Cortes, during the unveiling, also noted that much like the current crop of immigrants who have settled on the peninsula, it does not matter if Calpeia was actually born on Gibraltar.
“But she was in Gibraltar, a Gibraltarian, though whether she was born here or traveled here we will never know. But, so many of us born here or who traveled here consider ourselves Gibraltarian,” Cortes stated. (Related: Innate ingenuity: Ethiopian dig unearths ancient stone tools, some of the oldest ever discovered at more than 2.58 million years old.)
Also called the New Stone Age, the Neolithic Age is the point in human history in which the nomadic bands of early humans started building permanent agricultural settlements.
It is considered by experts to be the final stage of cultural evolution and technological development among early humans and is characterized by the appearance of polished stone tools and the domestication of certain plants such as rice, wheat, millet and barley and animals such as pigs, goats and cattle. This age also marked the appearance of crafts such as pottery and weaving.

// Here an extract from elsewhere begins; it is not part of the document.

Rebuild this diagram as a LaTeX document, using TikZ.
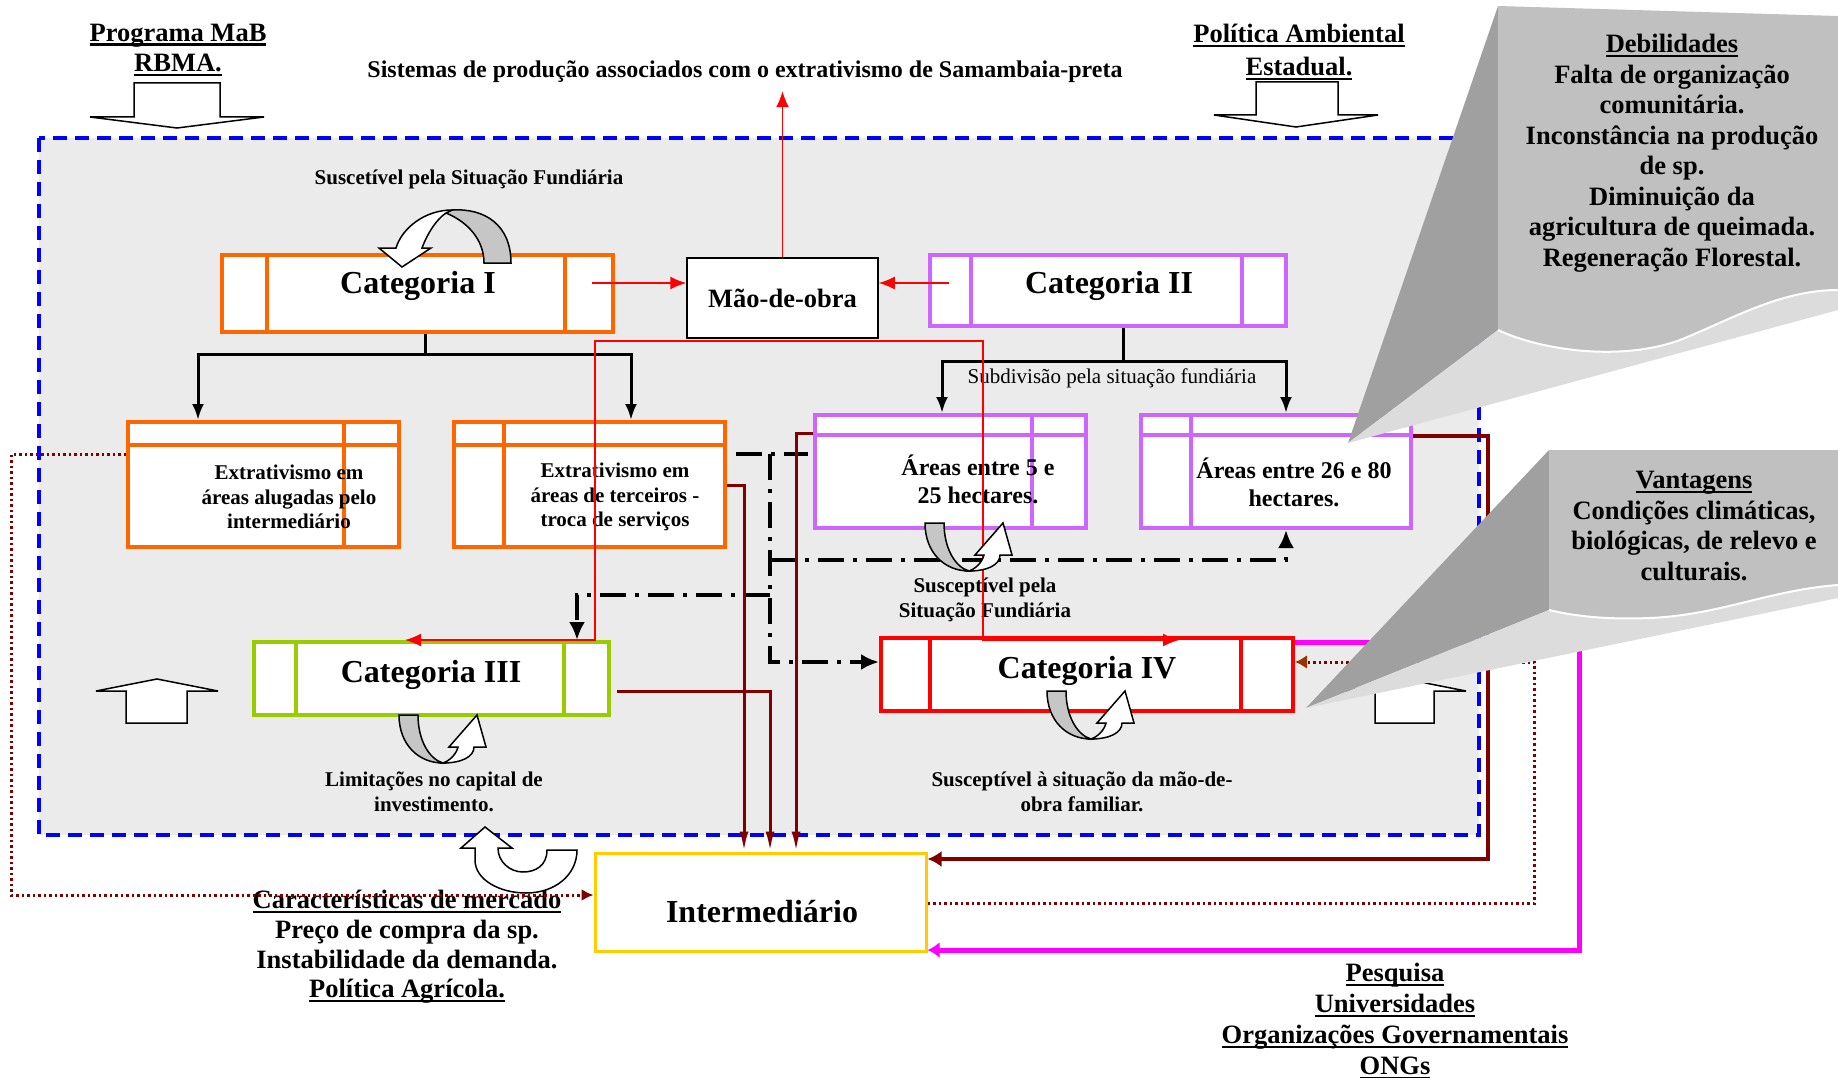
\documentclass[tikz,border=0pt]{standalone}
\usepackage{fontspec}
\setmainfont{Liberation Serif}
\usepackage{tikz}
\usetikzlibrary{arrows.meta}
\usepackage{xcolor}

\definecolor{catorange}{HTML}{FF6600}
\definecolor{catviolet}{HTML}{CC66FF}
\definecolor{catgreen}{HTML}{99CC00}
\definecolor{catgold}{HTML}{FFCC00}
\definecolor{darkred}{HTML}{800000}
\definecolor{brownish}{HTML}{993300}
\definecolor{pinkline}{HTML}{FF00FF}
\definecolor{framegray}{HTML}{EBEBEB}
\definecolor{callmain}{HTML}{C0C0C0}
\definecolor{calldark}{HTML}{A0A0A0}
\definecolor{calllight}{HTML}{DCDCDC}

\newcommand{\bigfont}{\fontsize{32}{36}\selectfont\bfseries}
\newcommand{\midfont}{\fontsize{26.5}{30.5}\selectfont\bfseries}
\newcommand{\areafont}{\fontsize{24}{28}\selectfont\bfseries}
\newcommand{\smallfont}{\fontsize{21}{24.5}\selectfont\bfseries}
\newcommand{\ulbar}[1]{\setbox0\hbox{#1}\leavevmode\rlap{\rule[-0.17em]{\wd0}{0.09em}}\box0}

\begin{document}
\begin{tikzpicture}[x=1pt, y=-1pt,
    catbox/.style={draw, fill=white, line width=4pt, inner sep=0pt},
    txt/.style={inner sep=0pt, align=center, font=\smallfont},
    cattxt/.style={inner sep=0pt, font=\bigfont},
    blk/.style={line width=3pt, -{Latex[length=16pt,width=12pt]}},
    redln/.style={red, line width=1.5pt, -{Latex[length=16pt,width=13pt]}},
    drln/.style={darkred, line width=3pt, -{Latex[length=20pt,width=9pt]}},
    dotln/.style={darkred, line width=3pt, dash pattern=on 2.5pt off 3pt, -{Latex[length=12pt,width=12pt]}},
    dashdot/.style={line width=3.5pt, dash pattern=on 26pt off 9pt on 4pt off 9pt, -{Latex[length=18pt,width=16pt]}},
    blockarrow/.style={fill=white, draw, line width=1.5pt},
    uturn/.pic={
        \filldraw[fill=gray!45, line width=1.5pt] (0,0) -- (19,0) .. controls (19,25) and (30,44) .. (44,48)
            .. controls (20,48) and (0,30) .. (0,0) -- cycle;
        \filldraw[fill=white, line width=1.5pt] (44,48) .. controls (62,48) and (75,42) .. (75,32) -- (87,32)
            -- (78,0) -- (50,32) -- (59,32) .. controls (57,40) and (50,46) .. (44,48) -- cycle;
    }]
\useasboundingbox (0,0) rectangle (1838,1078);

% frame
\filldraw[fill=framegray, draw=blue, line width=4pt, dash pattern=on 14pt off 8pt] (39,138) rectangle (1479,835);

% boxes
\node[catbox, draw=catorange, minimum width=391, minimum height=77] (cat1) at (417.5,293.5) {};
\node[catbox, draw=catviolet, minimum width=356, minimum height=71] (cat2) at (1108,290.5) {};
\node[draw, fill=white, line width=1.5pt, inner sep=0pt, minimum width=191, minimum height=80, font=\midfont] (mao) at (782.5,298) {Mão-de-obra};
\node[catbox, draw=catorange, minimum width=271, minimum height=125] (ext1) at (263.5,484.5) {};
\node[catbox, draw=catorange, minimum width=271, minimum height=125] (ext2) at (589.5,484.5) {};
\node[catbox, draw=catviolet, minimum width=271, minimum height=113] (area1) at (950.5,471.5) {};
\node[catbox, draw=catviolet, minimum width=270, minimum height=113] (area2) at (1276,471.5) {};
\node[catbox, draw=catgreen, minimum width=355, minimum height=73] (cat3) at (431.5,678.5) {};
\node[catbox, draw=red, minimum width=412, minimum height=73] (cat4) at (1087,674.5) {};
\node[catbox, draw=catgold, line width=3pt, minimum width=331, minimum height=98] (inter) at (760.5,902) {};

% cells
\draw[catorange, line width=4pt] ([xshift=47pt]cat1.north west) -- ([xshift=47pt]cat1.south west);
\draw[catorange, line width=4pt] ([xshift=345pt]cat1.north west) -- ([xshift=345pt]cat1.south west);
\draw[catviolet, line width=4pt] ([xshift=43pt]cat2.north west) -- ([xshift=43pt]cat2.south west);
\draw[catviolet, line width=4pt] ([xshift=314pt]cat2.north west) -- ([xshift=314pt]cat2.south west);
\draw[catgreen, line width=4pt] ([xshift=44pt]cat3.north west) -- ([xshift=44pt]cat3.south west);
\draw[catgreen, line width=4pt] ([xshift=312pt]cat3.north west) -- ([xshift=312pt]cat3.south west);
\draw[red, line width=4pt] ([xshift=51pt]cat4.north west) -- ([xshift=51pt]cat4.south west);
\draw[red, line width=4pt] ([xshift=362pt]cat4.north west) -- ([xshift=362pt]cat4.south west);
\draw[catorange, line width=4pt] ([yshift=-25pt]ext1.north west) -- ([yshift=-25pt]ext1.north east);
\draw[catorange, line width=4pt] ([xshift=218pt]ext1.north west) -- ([xshift=218pt]ext1.south west);
\draw[catorange, line width=4pt] ([yshift=-25pt]ext2.north west) -- ([yshift=-25pt]ext2.north east);
\draw[catorange, line width=4pt] ([xshift=52pt]ext2.north west) -- ([xshift=52pt]ext2.south west);
\draw[catviolet, line width=4pt] ([yshift=-22pt]area1.north west) -- ([yshift=-22pt]area1.north east);
\draw[catviolet, line width=4pt] ([xshift=219pt]area1.north west) -- ([xshift=219pt]area1.south west);
\draw[catviolet, line width=4pt] ([yshift=-22pt]area2.north west) -- ([yshift=-22pt]area2.north east);
\draw[catviolet, line width=4pt] ([xshift=52pt]area2.north west) -- ([xshift=52pt]area2.south west);

% texts
\node[cattxt] (cat1t) at (418,286) {Categoria I};
\node[cattxt] (cat2t) at (1109,286) {Categoria II};
\node[cattxt] (cat3t) at (431,675) {Categoria III};
\node[cattxt] (cat4t) at (1087,671) {Categoria IV};
\node[cattxt] (intert) at (762,912) {Intermediário};
\node[txt] (ext1t) at (289,497) {Extrativismo em\\áreas alugadas pelo\\intermediário};
\node[txt] (ext2t) at (615,497) {Extrativismo em\\áreas de terceiros -\\troca de serviços};
\node[txt, font=\areafont] (area1t) at (978,479) {Áreas entre 5 e\\25 hectares.};
\node[txt, font=\areafont] (area2t) at (1294,482) {Áreas entre 26 e 80\\hectares.};
\node[inner sep=0pt, font=\fontsize{24}{28}\selectfont\bfseries] (title) at (745,72) {Sistemas de produção associados com o extrativismo de Samambaia-preta};
\node[txt, font=\midfont] (mab) at (178,50) {\ulbar{Programa MaB}\\\ulbar{RBMA.}};
\node[txt, font=\fontsize{26.5}{33}\selectfont\bfseries] (polit) at (1299,52) {\ulbar{Política Ambiental}\\\ulbar{Estadual.}};
\node[txt] (susc1) at (469,179) {Suscetível pela Situação Fundiária};
\node[txt, font=\fontsize{21}{24.5}\selectfont] (subdiv) at (1112,378) {Subdivisão pela situação fundiária};
\node[txt] (susc2) at (985,600) {Susceptível pela\\Situação Fundiária};
\node[txt] (limit) at (434,792) {Limitações no capital de\\investimento.};
\node[txt] (susc3) at (1082,792) {Susceptível à situação da mão-de-\\obra familiar.};
\node[txt, font=\fontsize{26.5}{29.7}\selectfont\bfseries] (merc) at (407,947) {\ulbar{Características de mercado}\\Preço de compra da sp.\\Instabilidade da demanda.\\\ulbar{Política Agrícola.}};
\node[txt, font=\fontsize{26.5}{31}\selectfont\bfseries] (pesq) at (1395,1021) {\ulbar{Pesquisa}\\\ulbar{Universidades}\\\ulbar{Organizações Governamentais}\\\ulbar{ONGs}};

% tree arrows
\draw[blk] ([xshift=7.5pt]cat1.south) -- ++(0,20) -| ([xshift=72pt]ext1.north west);
\draw[blk] ([xshift=7.5pt]cat1.south) -- ++(0,20) -| ([xshift=41.5pt]ext2.north);
\draw[blk] ([xshift=15pt]cat2.south) -- ++(0,33) -| ([xshift=-8.5pt]area1.north);
\draw[blk] ([xshift=15pt]cat2.south) -- ++(0,33) -| ([xshift=10pt]area2.north);

% red lines
\draw[redln] ([xshift=-23pt,yshift=10.5pt]cat1.east) -- ([yshift=15pt]mao.west);
\draw[redln] ([xshift=21pt,yshift=7.5pt]cat2.west) -- ([yshift=15pt]mao.east);
\draw[redln] (mao.north) -- ++(0,-166);
\draw[redln] ([yshift=-2pt]mao.south) -| ([xshift=-16pt]cat3.north east) -- ([xshift=-26.5pt]cat3.north);
\draw[redln] ([yshift=-2pt]mao.south) -| ([xshift=-104pt,yshift=-4pt]cat4.north) -- ([xshift=92pt,yshift=-4pt]cat4.north);

% dash-dot links
\coordinate (hub) at (770,454);
\coordinate (hubA) at (770,560);
\coordinate (hubB) at (770,595);
\draw[dashdot, -] ([xshift=9pt,yshift=30.5pt]ext2.east) -- ([xshift=-5pt,yshift=17.5pt]area1.west);
\draw[dashdot] (hub) |- ([yshift=12.5pt]cat4.west);
\draw[dashdot] (hubA) -| ([xshift=10pt]area2.south);
\draw[dashdot] (hubB) -| ([xshift=145.5pt]cat3.north);

% to intermediario
\draw[drln] ([yshift=-0.5pt]ext2.east) -| ([xshift=-16.5pt]inter.north);
\draw[drln] ([xshift=6pt,yshift=-12.5pt]cat3.east) -| ([xshift=9.5pt]inter.north);
\draw[drln] ([yshift=38.5pt]area1.west) -| ([xshift=35.5pt]inter.north);
\draw[darkred, line width=4.5pt, -{Latex[length=14pt,width=16pt]}] ([yshift=35.5pt]area2.east) -- ++(75,0) |- ([yshift=43pt]inter.east);
\draw[dotln] ([yshift=30.5pt]ext1.west) -- ++(-115,0) |- ([yshift=7pt]inter.west);
\draw[dotln, -{Latex[length=12pt,width=14pt,color=brownish]}] ([yshift=-1pt]inter.east) -- ++(607,0) |- ([yshift=12.5pt]cat4.east);
\draw[pinkline, line width=5pt, -{Latex[length=12pt,width=16pt]}] ([yshift=32.5pt]cat4.east) -- ++(284,0) |- ([yshift=-48pt]inter.east);

% turning arrows
\filldraw[fill=gray!45, line width=1.5pt] (511,263) .. controls (511,225) and (485,208) .. (452,210) -- (446,213)
    .. controls (468,222) and (484,240) .. (484,263) -- cycle;
\filldraw[fill=white, line width=1.5pt] (452,210) .. controls (425,210) and (402,228) .. (396,248) -- (379,248) -- (402,267)
    -- (431,248) -- (422,248) .. controls (428,232) and (437,219) .. (446,213) -- cycle;
\pic at (399,715) {uturn};
\pic at (925,523) {uturn};
\pic at (1047,691) {uturn};
\filldraw[fill=white, line width=1.5pt] (475,848) -- (475,860) .. controls (475,880) and (500,893) .. (526,893)
    .. controls (555,893) and (577,875) .. (577,850) -- (547,850) .. controls (547,866) and (535,872) .. (523,872)
    .. controls (510,872) and (498,862) .. (498,848) -- (512,848) -- (485,827) -- (461,848) -- cycle;

% block arrows
\filldraw[blockarrow] (134,83) -- (220,83) -- (220,117) -- (264,117) -- (177,128) -- (90,117) -- (134,117) -- cycle;
\filldraw[blockarrow] (1256,82) -- (1338,82) -- (1338,115) -- (1378,115) -- (1296,127) -- (1214,115) -- (1256,115) -- cycle;
\filldraw[blockarrow] (126,723) -- (187,723) -- (187,691) -- (218,691) -- (157,679) -- (96,691) -- (126,691) -- cycle;
\filldraw[blockarrow] (1375,723) -- (1434,723) -- (1434,691) -- (1466,691) -- (1405,679) -- (1344,691) -- (1375,691) -- cycle;

% callouts
\fill[calldark] (1498,6) -- (1498,330) -- (1348,443) -- cycle;
\fill[calllight] (1498,330) .. controls (1540,350) and (1620,362) .. (1680,340) .. controls (1730,320) and (1780,290) .. (1838,290)
    -- (1838,310) -- (1348,443) -- cycle;
\fill[callmain] (1498,6) -- (1838,16) -- (1838,290) .. controls (1780,290) and (1730,320) .. (1680,340)
    .. controls (1620,362) and (1540,350) .. (1498,330) -- cycle;
\draw[white, line width=2pt] (1498,330) .. controls (1540,350) and (1620,362) .. (1680,340) .. controls (1730,320) and (1780,290) .. (1838,290);
\node[txt, font=\midfont] (debil) at (1672,153) {\ulbar{Debilidades}\\Falta de organização\\comunitária.\\Inconstância na produção\\de sp.\\Diminuição da\\agricultura de queimada.\\Regeneração Florestal.};

\fill[calldark] (1549,450) -- (1549,610) -- (1306,708) -- cycle;
\fill[calllight] (1549,610) .. controls (1570,615) and (1600,620) .. (1650,618) .. controls (1720,615) and (1770,590) .. (1838,585)
    -- (1838,598) -- (1306,708) -- cycle;
\fill[callmain] (1549,450) -- (1838,450) -- (1838,585) .. controls (1770,590) and (1720,615) .. (1650,618)
    .. controls (1600,620) and (1570,615) .. (1549,610) -- cycle;
\draw[white, line width=2pt] (1549,610) .. controls (1570,615) and (1600,620) .. (1650,618) .. controls (1720,615) and (1770,590) .. (1838,585);
\node[txt, font=\midfont] (vant) at (1694,526) {\ulbar{Vantagens}\\Condições climáticas,\\biológicas, de relevo e\\culturais.};
\end{tikzpicture}
\end{document}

According to experts, the Neolithic Age started around 12,000 years ago in the Fertile Crescent, a region of the Middle East where humans first took up agriculture.
Because it caused the transition to permanent agricultural and farming settlements, many experts consider the Neolithic Age -- and the changes it brought about -- as the catalyst that helped pave the way for modern civilization, with several scholars even noting that the age marks the world’s “first economic revolution.”
The Neolithic Age, as noted by experts, ended in Northern Europe at around 1700 BC and was preceded by the Bronze Age, the archaeological period in which early humans first experimented with metal tools.